Halobacteria (also Halobacteriacea) are a class of the Euryarchaeota, found in water saturated or nearly saturated with salt. Halobacteria are now recognized as archaea, rather than bacteria. The name 'halobacteria' was assigned to this group of organisms before the existence of the domain Archaea was realized, and remains valid according to taxonomic rules. In a non-taxonomic context, halophilic archaea are referred to as haloarchaea to distinguish them from halophilic bacteria.
These microorganisms are members of the halophile community, in that they require high salt concentrations to grow. They are a distinct evolutionary branch of the Archaea, and are generally considered extremophiles, although not all members of this group can be regarded as such.
Haloarchaea can grow aerobically or anaerobically. Parts of the membranes of haloarchaea are purplish in color, and large blooms of haloarchaea appear reddish, from the pigment bacteriorhodopsin, related to the retinal pigment rhodopsin which it uses to transform light energy into chemical energy by a process unrelated to chlorophyll-based photosynthesis.

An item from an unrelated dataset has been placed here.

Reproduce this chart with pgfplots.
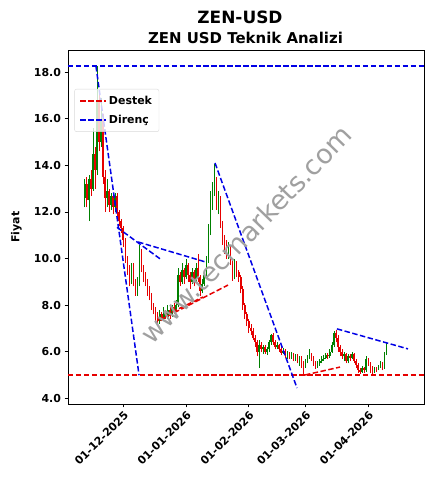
\documentclass[border=0pt]{standalone}
\usepackage{pgfplots}
\usepackage{pgfplotstable}
\pgfplotsset{compat=1.18}
\usepackage{fontspec}
\setmainfont{DejaVu Sans}
\definecolor{cgreen}{RGB}{0,128,0}
\definecolor{cred}{RGB}{230,0,0}
\definecolor{lblue}{RGB}{0,0,230}
\definecolor{lred}{RGB}{230,0,0}
\definecolor{wmark}{RGB}{160,160,160}

\pgfplotstableread{
d o h l c
-19 12.6 13.4 12.2 13.2
-17 12.5 13.6 11.6 13.4
-15 13.0 15.6 12.9 14.5
-13 13.8 18.25 13.6 16.8
-11 15.0 16.9 14.8 16.0
-8 12.6 13.4 12.2 12.9
-6 12.3 12.8 12.1 12.7
-4 12.2 12.8 12.0 12.7
4 9.0 9.8 8.9 9.5
7 8.6 9.2 8.4 8.9
8 8.9 10.6 8.8 10.3
18 7.3 7.8 7.2 7.6
20 7.4 7.9 7.3 7.7
22 7.5 8.0 7.4 7.8
24 7.6 8.0 7.5 7.9
26 7.8 8.2 7.7 8.0
27 8.0 9.6 7.9 9.3
29 9.0 9.8 8.9 9.5
31 9.2 10.0 9.1 9.7
34 9.0 9.6 8.9 9.4
36 9.1 9.8 9.0 9.6
39 8.6 9.1 8.5 8.9
40 8.9 9.5 8.8 9.3
41 9.3 10.1 9.2 9.9
42 9.9 11.5 9.8 11.2
43 11.2 12.9 11.0 12.4
44 12.4 13.3 12.1 12.9
45 12.9 14.05 12.7 13.4
47 12.3 12.9 11.9 12.6
52 10.2 10.7 10.0 10.5
55 9.2 10.0 9.1 9.8
67 6.0 6.5 5.3 6.3
69 6.1 6.3 5.9 6.2
71 6.0 6.2 5.85 6.1
72 6.1 6.5 6.0 6.4
73 6.4 6.75 6.3 6.7
76 6.2 6.4 6.1 6.3
79 5.95 6.15 5.9 6.05
81 5.85 6.05 5.7 5.95
83 5.8 6.0 5.7 5.9
85 5.7 5.9 5.6 5.85
87 5.6 5.8 5.4 5.7
90 5.4 5.7 5.3 5.6
91 5.6 5.85 5.5 5.8
92 5.8 6.1 5.7 5.9
96 5.35 5.6 5.3 5.5
97 5.5 5.7 5.4 5.6
98 5.6 5.8 5.5 5.7
99 5.7 5.85 5.6 5.75
100 5.75 5.95 5.7 5.85
102 5.8 6.1 5.75 6.0
103 6.0 6.4 5.95 6.3
104 6.3 6.9 6.2 6.8
109 5.8 6.0 5.6 5.9
111 5.6 5.9 5.5 5.8
113 5.75 6.0 5.7 5.9
118 5.15 5.4 5.1 5.3
120 5.2 5.8 5.15 5.7
124 5.2 5.35 5.1 5.3
126 5.25 5.45 5.2 5.35
127 5.35 5.6 5.3 5.5
129 5.3 6.0 5.25 5.9
130 5.9 6.4 5.85 6.35
}\upcandles

\pgfplotstableread{
d o h l c
-18 13.2 13.5 12.2 12.5
-16 13.4 13.8 12.7 13.0
-14 14.5 14.8 13.0 13.8
-12 16.8 17.0 14.6 15.0
-10 16.0 16.2 13.2 13.5
-9 13.5 13.8 12.0 12.6
-7 12.9 13.0 12.0 12.3
-5 12.7 12.8 11.9 12.2
-3 12.7 12.8 11.8 12.0
-2 12.0 12.1 11.4 11.6
-1 11.6 11.7 11.1 11.3
0 11.3 11.4 10.5 10.8
1 10.8 10.9 9.8 10.0
2 10.0 10.1 9.3 9.5
3 9.5 9.7 8.8 9.0
5 9.5 9.8 8.8 9.0
6 9.0 9.1 8.4 8.6
9 10.3 10.4 9.4 9.6
10 9.6 9.7 9.0 9.2
11 9.2 9.4 8.8 9.0
12 9.0 9.1 8.4 8.6
13 8.6 8.8 8.2 8.4
14 8.4 8.5 7.8 8.0
15 8.0 8.1 7.6 7.8
16 7.8 7.9 7.3 7.5
17 7.5 7.7 7.15 7.3
19 7.6 7.7 7.3 7.4
21 7.7 7.8 7.4 7.5
23 7.8 7.9 7.4 7.6
25 7.9 8.1 7.6 7.8
28 9.3 9.4 8.8 9.0
30 9.5 9.6 8.9 9.2
32 9.7 9.8 9.0 9.3
33 9.3 9.4 8.7 9.0
35 9.4 9.5 8.8 9.1
37 9.6 10.2 9.0 9.2
38 9.2 9.3 8.4 8.6
46 13.4 13.5 12.1 12.3
48 12.6 12.7 11.3 11.5
49 11.5 11.6 10.6 10.9
50 10.9 11.0 10.2 10.5
51 10.5 10.8 10.0 10.2
53 10.5 10.6 9.7 9.9
54 9.9 10.0 9.05 9.2
56 9.8 9.9 9.2 9.4
57 9.4 9.5 9.0 9.2
58 9.2 9.3 8.5 8.7
59 8.7 8.8 7.8 8.0
60 8.0 8.1 7.4 7.6
61 7.6 7.7 7.1 7.3
62 7.3 7.4 6.8 7.0
63 7.0 7.2 6.7 6.9
64 6.9 7.0 6.5 6.6
65 6.6 6.7 6.2 6.4
66 6.4 6.5 5.8 6.0
68 6.3 6.4 6.0 6.1
70 6.2 6.3 5.9 6.0
74 6.7 6.8 6.3 6.4
75 6.4 6.5 6.1 6.2
77 6.3 6.35 6.0 6.1
78 6.1 6.2 5.85 5.95
80 6.05 6.1 5.75 5.85
82 5.95 6.0 5.7 5.8
84 5.9 5.95 5.6 5.7
86 5.85 5.9 5.5 5.6
88 5.7 5.8 5.3 5.5
89 5.5 5.6 5.05 5.4
93 5.9 5.95 5.6 5.7
94 5.7 5.8 5.4 5.5
95 5.5 5.6 5.25 5.35
101 5.85 5.95 5.7 5.8
105 6.8 6.95 6.4 6.6
106 6.6 6.7 6.0 6.2
107 6.2 6.3 5.8 6.0
108 6.0 6.1 5.7 5.8
110 5.9 5.95 5.5 5.6
112 5.8 5.9 5.6 5.75
114 5.9 5.95 5.5 5.6
115 5.6 5.7 5.3 5.45
116 5.45 5.5 5.1 5.2
117 5.2 5.3 5.05 5.15
119 5.3 5.35 5.1 5.2
121 5.7 5.75 5.4 5.5
122 5.5 5.55 5.1 5.3
123 5.3 5.4 5.05 5.2
125 5.3 5.35 5.15 5.25
128 5.5 5.55 5.2 5.3
}\downcandles

\begin{document}
\begin{tikzpicture}
\path[use as bounding box] (-68bp,-85bp) rectangle (365bp,404bp);
\begin{axis}[
  at={(0,0)}, anchor=south west,
  width=356bp, height=354bp, scale only axis,
  xmin=-27.3, xmax=148.5, ymin=3.755, ymax=18.95,
  axis line style={line width=0.8pt},
  tick align=outside, major tick length=3.5pt,
  tick style={line width=0.8pt, black},
  xtick={0,31,62,90,121},
  xticklabels={01-12-2025,01-01-2026,01-02-2026,01-03-2026,01-04-2026},
  ytick={4,6,8,10,12,14,16,18},
  xtick pos=bottom, ytick pos=left,
  /pgf/number format/.cd, fixed, fixed zerofill, precision=1, assume math mode=true,
  /pgfplots/.cd,
  yticklabel style={font=\fontsize{11}{13}\selectfont\bfseries},
  xticklabel style={font=\fontsize{11}{13}\selectfont\bfseries, rotate=45, anchor=north east, inner sep=2pt},
  ylabel={Fiyat},
  every axis y label/.style={at={(axis description cs:-0.12,0.5)}, rotate=90, anchor=south, font=\fontsize{11}{13}\selectfont\bfseries},
  legend style={at={(axis description cs:0.018,0.89)}, anchor=north west,
    draw=black!15, rounded corners=2pt, fill=white, fill opacity=0.8, text opacity=1,
    font=\fontsize{11}{13}\selectfont\bfseries, row sep=5pt, inner xsep=5pt, inner ysep=5pt,
    /tikz/every even column/.append style={column sep=6pt}},
  legend cell align=left,
  legend image code/.code={\draw[#1] (0pt,0pt) -- (26pt,0pt);},
  clip=true,
]
% support / resistance horizontals (legend)
\addplot[lred, line width=1.5pt, dash pattern=on 5.5pt off 2.5pt] coordinates {(-27.3,4.99) (148.5,4.99)};
\addlegendentry{Destek}
\addplot[lblue, line width=1.5pt, dash pattern=on 5.5pt off 2.5pt] coordinates {(-27.3,18.26) (148.5,18.26)};
\addlegendentry{Direnç}

% candles: wicks (low to high)
\addplot[forget plot, cgreen, line width=0.7pt, quiver={u=0, v={\thisrow{h}-\thisrow{l}}}]
  table[x=d, y=l] {\upcandles};
\addplot[forget plot, cred, line width=0.7pt, quiver={u=0, v={\thisrow{h}-\thisrow{l}}}]
  table[x=d, y=l] {\downcandles};
% candles: bodies (open to close)
\addplot[forget plot, cgreen, line width=1.6pt, quiver={u=0, v={\thisrow{c}-\thisrow{o}}}]
  table[x=d, y=o] {\upcandles};
\addplot[forget plot, cred, line width=1.6pt, quiver={u=0, v={\thisrow{c}-\thisrow{o}}}]
  table[x=d, y=o] {\downcandles};

% trend lines
\addplot[forget plot, lblue, line width=1.5pt, dash pattern=on 5.5pt off 2.5pt] coordinates {(-13.5,18.26) (7.8,4.99)};
\addplot[forget plot, lblue, line width=1.5pt, dash pattern=on 5.5pt off 2.5pt] coordinates {(-3.1,11.34) (18.1,9.99)};
\addplot[forget plot, lblue, line width=1.5pt, dash pattern=on 5.5pt off 2.5pt] coordinates {(7.3,10.71) (40.3,9.86)};
\addplot[forget plot, lblue, line width=1.5pt, dash pattern=on 5.5pt off 2.5pt] coordinates {(45.3,14.1) (85.8,4.44)};
\addplot[forget plot, lblue, line width=1.5pt, dash pattern=on 5.5pt off 2.5pt] coordinates {(105.5,6.98) (140.6,6.12)};
\addplot[forget plot, lred, line width=1.5pt, dash pattern=on 5.5pt off 2.5pt] coordinates {(18.1,7.36) (51.7,8.86)};
\addplot[forget plot, lred, line width=1.5pt, dash pattern=on 5.5pt off 2.5pt] coordinates {(24.0,7.70) (39.4,8.35)};
\addplot[forget plot, lred, line width=1.5pt, dash pattern=on 5.5pt off 2.5pt] coordinates {(89.7,5.0) (107,5.34)};

\node[rotate=46, text=wmark, font=\fontsize{27}{27}\selectfont] at (axis cs:60.6,11.05) {www.tecmarkets.com};
\end{axis}
\node[anchor=base, font=\fontsize{17}{19}\selectfont\bfseries] at (172bp,380.7bp) {ZEN-USD};
\node[anchor=base, font=\fontsize{15}{17}\selectfont\bfseries] at (177.5bp,360.7bp) {ZEN USD Teknik Analizi};
\end{tikzpicture}
\end{document}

Haloarchaea have a potential to solubilized phosphorus. P- solubilizing halophilic archaea may play a role in P nutrition to vegetation growing in hypersaline soils. Haloarchaea may have application as inoculants for crop growing in hypersaline regions.
The extremely halophilic, aerobic members of Archaea are classified within the family Halobacteriaceae, order Halobacteriales in Class III. Halobacteria of the phylum Euryarchaeota (International Committee on Systematics of Prokaryotes, Subcommittee on the taxonomy of Halobacteriaceae). As of May 2016, the family Halobacteriaceae comprises 50 genera 213 species.
Domain : Archaea
Haladaptatus paucihalophilus (Type species)
Halalkalicoccus tibetensis (Type species)
"Halanaeroarchaeum sulfurireducens" (Type species) (IJSEM, in press)
Halapricum salinum (Type species)
Halarchaeum acidiphilum (Type species)
Haloarchaeobius iranensis (Type species)
Haloarcula vallismortis (Type species)
Halobacterium [Hbt.] (Type genus)
"Halobacterium piscisalsi" (subjective junior synonym of Halobacterium salinarum)
Halobacterium salinarum (Type species)
Halobaculum gomorrense (Type species)
Halobellus clavatus (Type species)
Halobiforma haloterrestris (Type species)
Halocalculus aciditolerans (Type species)
Halococcus morrhuae (Type species)
Haloferax volcanii (Type species)
Halogeometricum borinquense (Type species)
Halogranum rubrum (Type species)
Halohasta litorea (Type species)
Halolamina pelagica (Type species)
Halomarina oriensis (Type species)
Halomicroarcula pellucida (Type species)
Halomicrobium mukohataei (Type species)
Halonotius pteroides (Type species)
"Haloparvum sedimenti" (Type species) (IJSEM, in press)
Halopelagius inordinatus (Type species)
Halopenitus persicus (Type species)
Halopiger xanaduensis (Type species)
Haloplanus natans (Type species)
Haloquadratum walsbyi (Type species)
Halorhabdus utahensis (Type species)
"Halorhabdus rudnickae" (Syst Appl Microbiol., in press)
Haloarchaea require salt concentrations in excess of 2 M (or about 10%) to grow, and optimal growth usually occurs at much higher concentrations, typically 20–25%. However, Haloarchaea can grow up to saturation (about 37% salts).
Haloarchaea are found mainly in hypersaline lakes and solar salterns. Their high densities in the water often lead to pink or red colourations of the water (the cells possessing high levels of carotenoid pigments, presumably for UV protection).
Phototrophy in haloarchaea
Bacteriorhodopsin is used to absorb light, which provides energy to transport protons (H+) across the cellular membrane. The concentration gradient generated from this process can then be used to synthesize ATP. Many haloarchaea also possess related pigments, including halorhodopsin, which pumps chloride ions in the cell in response to photons, creating a voltage gradient and assisting in the production of energy from light. The process is unrelated to other forms of photosynthesis involving electron transport however, and haloarchaea are incapable of fixing carbon from carbon dioxide.
Haloarchaea are often considered pleomorphic, or able to take on a range of shapes—even within a single species. This makes identification by microscopic means difficult, and it is now more common to use gene sequencing techniques for identification instead.
One of the more unusually shaped Haloarchaea is the "Square Haloarchaeon of Walsby." It was classified in 2004 using a very low nutrition solution to allow growth along with a high salt concentration, square in shape and extremely thin (like a postage stamp). This shape is probably only permitted by the high osmolarity of the water, permitting cell shapes that would be difficult, if not impossible, under other conditions.
Haloarchaea as Exophiles
Haloarchaea have been proposed as a kind of life that could live on Mars; since the Martian atmosphere has a pressure below the triple point of water, freshwater species would have no habitat on the Martian surface.